Code that draws figures
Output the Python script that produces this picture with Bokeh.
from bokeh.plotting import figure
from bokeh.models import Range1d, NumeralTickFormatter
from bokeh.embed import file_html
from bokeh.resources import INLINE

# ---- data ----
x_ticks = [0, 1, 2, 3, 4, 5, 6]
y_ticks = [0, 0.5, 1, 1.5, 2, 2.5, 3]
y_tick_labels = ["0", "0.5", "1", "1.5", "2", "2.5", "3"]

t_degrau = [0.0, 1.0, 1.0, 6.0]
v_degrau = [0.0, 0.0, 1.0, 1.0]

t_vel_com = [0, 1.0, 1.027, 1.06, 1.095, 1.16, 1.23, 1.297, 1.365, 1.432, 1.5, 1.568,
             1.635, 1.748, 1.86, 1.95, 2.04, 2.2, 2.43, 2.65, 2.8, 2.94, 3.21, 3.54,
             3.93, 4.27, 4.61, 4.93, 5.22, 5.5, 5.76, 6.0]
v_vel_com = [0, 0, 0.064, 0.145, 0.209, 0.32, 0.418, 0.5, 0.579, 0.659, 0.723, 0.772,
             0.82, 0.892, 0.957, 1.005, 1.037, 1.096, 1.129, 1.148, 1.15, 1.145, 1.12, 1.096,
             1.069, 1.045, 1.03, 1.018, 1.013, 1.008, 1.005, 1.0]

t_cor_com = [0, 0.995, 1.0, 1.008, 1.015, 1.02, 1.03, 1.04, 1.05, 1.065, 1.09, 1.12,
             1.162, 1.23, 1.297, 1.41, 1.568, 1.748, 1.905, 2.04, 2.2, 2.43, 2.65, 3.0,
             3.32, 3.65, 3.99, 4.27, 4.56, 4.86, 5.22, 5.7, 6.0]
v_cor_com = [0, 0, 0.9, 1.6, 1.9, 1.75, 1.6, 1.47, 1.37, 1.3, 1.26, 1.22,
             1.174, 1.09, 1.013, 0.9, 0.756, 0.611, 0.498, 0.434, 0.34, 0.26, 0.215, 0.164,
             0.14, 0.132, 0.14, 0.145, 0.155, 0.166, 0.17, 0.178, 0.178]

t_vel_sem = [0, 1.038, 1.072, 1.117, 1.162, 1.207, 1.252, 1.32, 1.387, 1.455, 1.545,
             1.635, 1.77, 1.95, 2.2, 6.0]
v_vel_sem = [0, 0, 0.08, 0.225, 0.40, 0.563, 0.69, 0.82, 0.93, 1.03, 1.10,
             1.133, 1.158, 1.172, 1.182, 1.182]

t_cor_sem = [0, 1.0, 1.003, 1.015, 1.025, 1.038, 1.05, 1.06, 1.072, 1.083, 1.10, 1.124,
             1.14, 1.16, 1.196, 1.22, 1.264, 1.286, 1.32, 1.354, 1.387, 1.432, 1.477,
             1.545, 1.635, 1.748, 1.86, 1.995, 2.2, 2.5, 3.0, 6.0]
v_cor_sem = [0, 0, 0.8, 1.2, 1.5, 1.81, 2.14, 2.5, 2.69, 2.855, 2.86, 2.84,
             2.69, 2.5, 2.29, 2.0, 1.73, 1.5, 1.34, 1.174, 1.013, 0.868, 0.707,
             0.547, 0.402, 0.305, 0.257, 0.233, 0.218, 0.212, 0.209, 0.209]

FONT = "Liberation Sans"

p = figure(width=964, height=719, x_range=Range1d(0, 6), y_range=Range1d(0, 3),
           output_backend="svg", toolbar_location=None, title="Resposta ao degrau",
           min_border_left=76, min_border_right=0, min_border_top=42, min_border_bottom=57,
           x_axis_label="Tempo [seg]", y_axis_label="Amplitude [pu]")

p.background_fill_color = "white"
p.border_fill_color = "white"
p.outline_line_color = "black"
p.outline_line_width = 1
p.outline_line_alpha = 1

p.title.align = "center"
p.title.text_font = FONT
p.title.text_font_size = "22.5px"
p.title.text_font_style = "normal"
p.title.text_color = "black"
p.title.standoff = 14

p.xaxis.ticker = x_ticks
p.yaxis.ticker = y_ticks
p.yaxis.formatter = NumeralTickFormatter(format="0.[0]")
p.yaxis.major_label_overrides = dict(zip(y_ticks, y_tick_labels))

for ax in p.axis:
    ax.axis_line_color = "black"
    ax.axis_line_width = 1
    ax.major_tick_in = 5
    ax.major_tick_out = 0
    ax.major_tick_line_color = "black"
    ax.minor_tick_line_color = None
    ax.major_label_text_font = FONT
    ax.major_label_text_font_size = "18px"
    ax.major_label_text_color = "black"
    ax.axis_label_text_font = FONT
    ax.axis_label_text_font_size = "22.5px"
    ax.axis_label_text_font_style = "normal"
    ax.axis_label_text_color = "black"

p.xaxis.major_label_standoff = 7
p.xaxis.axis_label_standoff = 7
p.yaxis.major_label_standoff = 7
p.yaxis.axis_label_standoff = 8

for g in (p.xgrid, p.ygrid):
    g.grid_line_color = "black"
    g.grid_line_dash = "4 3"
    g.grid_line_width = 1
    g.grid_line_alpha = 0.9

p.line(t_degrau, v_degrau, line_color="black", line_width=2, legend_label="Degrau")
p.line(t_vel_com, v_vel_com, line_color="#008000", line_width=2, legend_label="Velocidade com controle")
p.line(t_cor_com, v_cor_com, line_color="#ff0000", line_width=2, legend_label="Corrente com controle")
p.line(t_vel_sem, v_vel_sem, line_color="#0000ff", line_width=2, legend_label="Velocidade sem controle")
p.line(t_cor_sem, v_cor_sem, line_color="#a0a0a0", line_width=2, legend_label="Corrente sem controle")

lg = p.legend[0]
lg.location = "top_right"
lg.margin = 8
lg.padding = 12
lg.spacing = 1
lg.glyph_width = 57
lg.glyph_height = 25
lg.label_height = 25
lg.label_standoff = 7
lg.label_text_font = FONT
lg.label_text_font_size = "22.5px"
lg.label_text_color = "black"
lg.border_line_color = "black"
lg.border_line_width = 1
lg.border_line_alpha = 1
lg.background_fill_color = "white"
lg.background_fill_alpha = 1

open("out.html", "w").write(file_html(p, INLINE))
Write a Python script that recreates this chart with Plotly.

- _WHAT THE TASK ASKS_: Extract the complete listing above, reproducing each line exactly.

- _TASK RESULT_:
Output the Python script that produces this picture with Bokeh.
from bokeh.plotting import figure
from bokeh.models import Range1d, NumeralTickFormatter
from bokeh.embed import file_html
from bokeh.resources import INLINE

# ---- data ----
x_ticks = [0, 1, 2, 3, 4, 5, 6]
y_ticks = [0, 0.5, 1, 1.5, 2, 2.5, 3]
y_tick_labels = ["0", "0.5", "1", "1.5", "2", "2.5", "3"]

t_degrau = [0.0, 1.0, 1.0, 6.0]
v_degrau = [0.0, 0.0, 1.0, 1.0]

t_vel_com = [0, 1.0, 1.027, 1.06, 1.095, 1.16, 1.23, 1.297, 1.365, 1.432, 1.5, 1.568,
             1.635, 1.748, 1.86, 1.95, 2.04, 2.2, 2.43, 2.65, 2.8, 2.94, 3.21, 3.54,
             3.93, 4.27, 4.61, 4.93, 5.22, 5.5, 5.76, 6.0]
v_vel_com = [0, 0, 0.064, 0.145, 0.209, 0.32, 0.418, 0.5, 0.579, 0.659, 0.723, 0.772,
             0.82, 0.892, 0.957, 1.005, 1.037, 1.096, 1.129, 1.148, 1.15, 1.145, 1.12, 1.096,
             1.069, 1.045, 1.03, 1.018, 1.013, 1.008, 1.005, 1.0]

t_cor_com = [0, 0.995, 1.0, 1.008, 1.015, 1.02, 1.03, 1.04, 1.05, 1.065, 1.09, 1.12,
             1.162, 1.23, 1.297, 1.41, 1.568, 1.748, 1.905, 2.04, 2.2, 2.43, 2.65, 3.0,
             3.32, 3.65, 3.99, 4.27, 4.56, 4.86, 5.22, 5.7, 6.0]
v_cor_com = [0, 0, 0.9, 1.6, 1.9, 1.75, 1.6, 1.47, 1.37, 1.3, 1.26, 1.22,
             1.174, 1.09, 1.013, 0.9, 0.756, 0.611, 0.498, 0.434, 0.34, 0.26, 0.215, 0.164,
             0.14, 0.132, 0.14, 0.145, 0.155, 0.166, 0.17, 0.178, 0.178]

t_vel_sem = [0, 1.038, 1.072, 1.117, 1.162, 1.207, 1.252, 1.32, 1.387, 1.455, 1.545,
             1.635, 1.77, 1.95, 2.2, 6.0]
v_vel_sem = [0, 0, 0.08, 0.225, 0.40, 0.563, 0.69, 0.82, 0.93, 1.03, 1.10,
             1.133, 1.158, 1.172, 1.182, 1.182]

t_cor_sem = [0, 1.0, 1.003, 1.015, 1.025, 1.038, 1.05, 1.06, 1.072, 1.083, 1.10, 1.124,
             1.14, 1.16, 1.196, 1.22, 1.264, 1.286, 1.32, 1.354, 1.387, 1.432, 1.477,
             1.545, 1.635, 1.748, 1.86, 1.995, 2.2, 2.5, 3.0, 6.0]
v_cor_sem = [0, 0, 0.8, 1.2, 1.5, 1.81, 2.14, 2.5, 2.69, 2.855, 2.86, 2.84,
             2.69, 2.5, 2.29, 2.0, 1.73, 1.5, 1.34, 1.174, 1.013, 0.868, 0.707,
             0.547, 0.402, 0.305, 0.257, 0.233, 0.218, 0.212, 0.209, 0.209]

FONT = "Liberation Sans"

p = figure(width=964, height=719, x_range=Range1d(0, 6), y_range=Range1d(0, 3),
           output_backend="svg", toolbar_location=None, title="Resposta ao degrau",
           min_border_left=76, min_border_right=0, min_border_top=42, min_border_bottom=57,
           x_axis_label="Tempo [seg]", y_axis_label="Amplitude [pu]")

p.background_fill_color = "white"
p.border_fill_color = "white"
p.outline_line_color = "black"
p.outline_line_width = 1
p.outline_line_alpha = 1

p.title.align = "center"
p.title.text_font = FONT
p.title.text_font_size = "22.5px"
p.title.text_font_style = "normal"
p.title.text_color = "black"
p.title.standoff = 14

p.xaxis.ticker = x_ticks
p.yaxis.ticker = y_ticks
p.yaxis.formatter = NumeralTickFormatter(format="0.[0]")
p.yaxis.major_label_overrides = dict(zip(y_ticks, y_tick_labels))

for ax in p.axis:
    ax.axis_line_color = "black"
    ax.axis_line_width = 1
    ax.major_tick_in = 5
    ax.major_tick_out = 0
    ax.major_tick_line_color = "black"
    ax.minor_tick_line_color = None
    ax.major_label_text_font = FONT
    ax.major_label_text_font_size = "18px"
    ax.major_label_text_color = "black"
    ax.axis_label_text_font = FONT
    ax.axis_label_text_font_size = "22.5px"
    ax.axis_label_text_font_style = "normal"
    ax.axis_label_text_color = "black"

p.xaxis.major_label_standoff = 7
p.xaxis.axis_label_standoff = 7
p.yaxis.major_label_standoff = 7
p.yaxis.axis_label_standoff = 8

for g in (p.xgrid, p.ygrid):
    g.grid_line_color = "black"
    g.grid_line_dash = "4 3"
    g.grid_line_width = 1
    g.grid_line_alpha = 0.9

p.line(t_degrau, v_degrau, line_color="black", line_width=2, legend_label="Degrau")
p.line(t_vel_com, v_vel_com, line_color="#008000", line_width=2, legend_label="Velocidade com controle")
p.line(t_cor_com, v_cor_com, line_color="#ff0000", line_width=2, legend_label="Corrente com controle")
p.line(t_vel_sem, v_vel_sem, line_color="#0000ff", line_width=2, legend_label="Velocidade sem controle")
p.line(t_cor_sem, v_cor_sem, line_color="#a0a0a0", line_width=2, legend_label="Corrente sem controle")

lg = p.legend[0]
lg.location = "top_right"
lg.margin = 8
lg.padding = 12
lg.spacing = 1
lg.glyph_width = 57
lg.glyph_height = 25
lg.label_height = 25
lg.label_standoff = 7
lg.label_text_font = FONT
lg.label_text_font_size = "22.5px"
lg.label_text_color = "black"
lg.border_line_color = "black"
lg.border_line_width = 1
lg.border_line_alpha = 1
lg.background_fill_color = "white"
lg.background_fill_alpha = 1

open("out.html", "w").write(file_html(p, INLINE))
Write a Python script that recreates this chart with Plotly.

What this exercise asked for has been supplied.